Нельзя не отметить прямое противоречие в этом тексте: Деникин определяет бунт солдат и как проявление “утробных инстинктов” — то есть как нечто низменное, телесное, животное, и в то же время как порыв к “свободной воле” (для определения этого феномена оказались как бы недостаточными взятые по отдельности слова “свобода” и “воля”, и генерал счел нужным соединить их, явно стремясь тем самым выразить нечто “беспредельное”; ср. народное словосочетание “воля вольная”). Но “утробные инстинкты” (например, животный страх перед гибелью) и стремление к безграничной “воле” — это, конечно же, совершенно различные явления; второе подразумевает, в частности, преодоление смертного страха… Таким образом, Деникин, едва ли сознавая это, дал солдатскому бунту и своего рода “высокое” толкование.
Не исключено возражение, что Деникин, мол, исказил реальную картину, ибо не желал признавать внушительную роль ненавистных ему большевиков. Однако в сущности то же самое говорил в своих воспоминаниях генерал от кавалерии (с 1912 года) А. А. Брусилов, перешедший, в отличие от Деникина, на сторону большевиков. Бунтовавшие в 1917 году солдатские массы, свидетельствовал генерал, “совершенно не интересовал Интернационал, коммунизм и тому подобные вопросы, они только усвоили себе начала будущей свободной жизни” 141.
Следует привести еще мнение одного серьезно размышлявшего человека, который, по-видимому, не участвовал в революционных событиях, был только “страдающим” лицом, в конце концов бежавшим на Запад. Речь идет о российском немце М. М. Гаккебуше (1875-1929), издавшем в 1921 году в Берлине книжку с многозначительным заглавием “На реках Вавилонских: заметки беженца”; при этом он издал ее под таким же многозначительным псевдонимом “М. Горелов”, явно не желая и теперь, в эмиграции, вмешивать себя лично в политические распри.

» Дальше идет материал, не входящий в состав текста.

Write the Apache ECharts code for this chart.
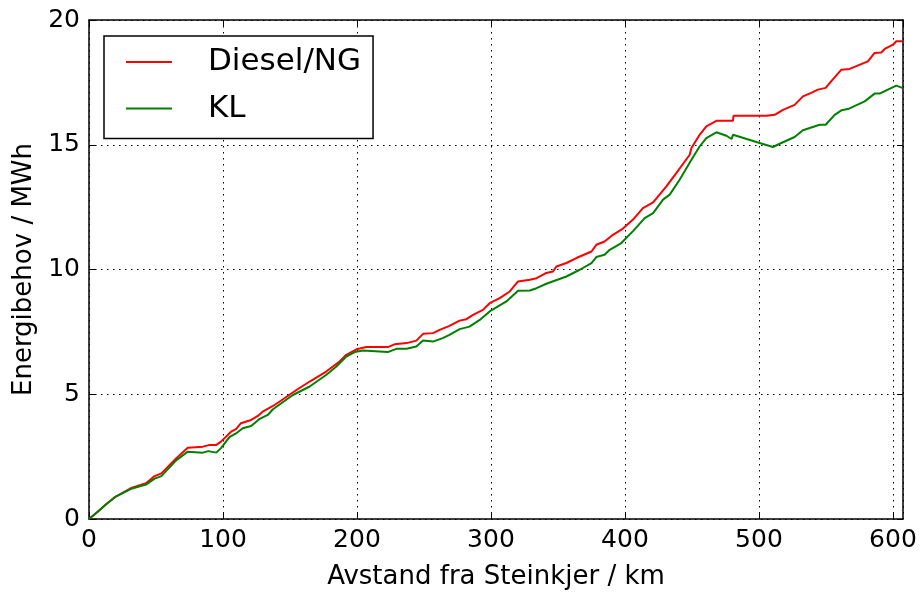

В книжке немало всякого рода эмоциональных оценок “беженца”, но есть и достаточно четкое определение совершившегося. Напоминая, в частности, о том, что Достоевский называл русский народ “богоносцем”, Гаккебуш-Горелов писал, что в 1917 году “мужик снял маску… “Богоносец” выявил свои политические идеалы: он не признает никакой власти, не желает платить податей и не согласен давать рекрутов. Остальное его не касается”. 142
Тут же “беженец” ставил пресловутый вопрос “кто виноват” в этом мужицком отрицании власти: “Виноваты все мы — сам-то народ меньше всех. Виновата династия, которая наиболее ей, казалось бы, дорогой монархический принцип позволила вывалять в навозе; виновата бюрократия, рабствовавшая и продажная; духовенство, забывшее Христа и обратившееся в рясофорных жандармов; школа, оскоплявшая молодые души; семья, развращавшая детей, интеллигенция, оплевывавшая родину…” (напомню, что В. В. Розанов еще в 1912 году писал: “У француза — “chere France”, у англичан — “Старая Англия”. У немцев — “наш старый Фриц”. Только у прошедшего русскую гимназию и университет — “проклятая Россия”. Как же удивляться, что всякий русский с 16-ти лет пристает к партии “ниспровержения” государственного строя…”). 143
Итак, совместные действия различных сил (Гаккебуш обвиняет и самое династию…) развенчали русское Государство, и в конце концов оно было разрушено. И тогда “мужик” отказался от подчинения какой-либо власти, избрав ничем не ограниченную “волю”. Гаккебуш был убежден, что тем самым “мужик” целиком и полностью разоблачил мнимость представления о нем как о “богоносце”. И хотя подобный приговор вынесли вместе с этим малоизвестным автором многие из самых влиятельных тогдашних идеологов, проблема все-таки более сложна. Ведь тот, кто не признает никакой земной власти, открыт тем самым для “власти” Бога…
Один из виднейших художников слова того времени, И. А. Бунин, записал в своем дневнике (в 193 5 году он издал его под заглавием “Окаянные дни”) 11(24) июня 1919 года, что “всякий русский бунт (и особенно теперешний) прежде всего доказывает, до чего все старо на Руси и сколь она жаждет прежде всего бесформенности. Спокон веку были “разбойнички”… бегуны, шатуны, бунтари против всех и вся…” 144 (кстати, Бунин в избранном им для своего дневника заглавии перекликнулся — вероятно, не осознавая этого — с приведенными Пушкиным словами Пугачева: “Богу было угодно наказать Россию через мое окаянство”). В полнейшем непонимании извечного русского “своеобразия” Бунин усматривает роковой просчет политиков: “Ключевский отмечает чрезвычайную “повторяемость” русской истории. К великому несчастию, на эту “ повторяемость” никто и ухом не вел. “Освободительное движение” творилось с легкомыслием изумительным, с непременным, обязательным оптимизмом…” (там же, с. 113).